Acquaintances like social media contacts, former colleagues, neighbors you don't know well, etc. don't make the guest list. Of course if you're having a huge, no-holds-barred wedding and inviting everyone you've ever met (and have the budget for it!), you may want to include them.

Plus-Ones

The great plus-one debate is always a tricky subject, but in short, anyone who is in a serious relationship (engaged, married, living together, dating for over a year) should be invited with a plus-one, whether you know the partner well or not. If you want to allow all of your single guests to bring a date (and can afford it), go for it—but this is not required.

Kids

People have very mixed opinions on inviting kids to weddings. Some think they bring a sense of fun to the day, while others think they are loud and distracting. Whatever you decide, we recommend making a rule and sticking to it—no exceptions. And yes, you are allowed to only invite children who are in the wedding party (flower girls, ring bearers, etc.) and not others.

Who to Invite to a Small Wedding

If you're having a small wedding, deciding who to invite may be harder—or much easier, depending on how you look at it. The guest groupings above may be helpful as you start your guest list. If you're having a micro wedding, you might only invite immediate family and best friends. But if you're having something a little bigger, you might expand that to include close family and friends. It really all depends on the vibe you're going for and who you want to be present.

Another option that Townson is seeing a lot these days is inviting only immediate family and closest friends to the ceremony, but expanding the guest list for the reception. This is a great solution if you want an intimate, private wedding but a lot of people you "must" invite.

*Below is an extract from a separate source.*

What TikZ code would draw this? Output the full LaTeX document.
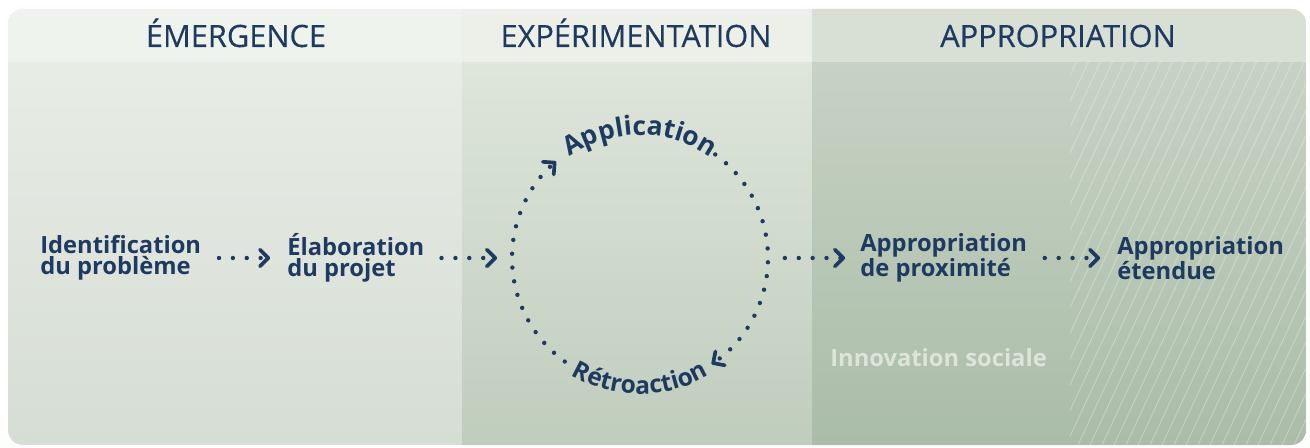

Who Not to Invite to Your Wedding

Just as essential as figuring out who to invite to your wedding, is knowing who not to invite. This may mean having some tricky conversations but, as Townson says: "Everyone on your guest list should bring you happiness, who have seen your journey as a couple and will be there to see you grow. It's not worth inviting people who will cause you stress, or who you don't know well."

Here's a rundown of people that shouldn't make the cut.

Coworkers Who Aren't Friends

If you have coworkers whom you consider friends and hang out with outside of working hours, by all means invite them . But you don't have to invite those who you only see on Zoom or at the water cooler.

Estranged Family

It's always difficult and upsetting to have strained relationships with family members. Your wedding is about you and your partner, and not the place to stir up old disagreements or family tension.

Exes

Awkward! Unless you and your partner are both friends with your exes and your past relationships are water under the bridge, we don't recommend inviting an ex to your wedding.

People Who Invited You to Their Wedding But You're No Longer Friends

If a friend invited you to their wedding years ago and you're no longer close, you don't have to reciprocate.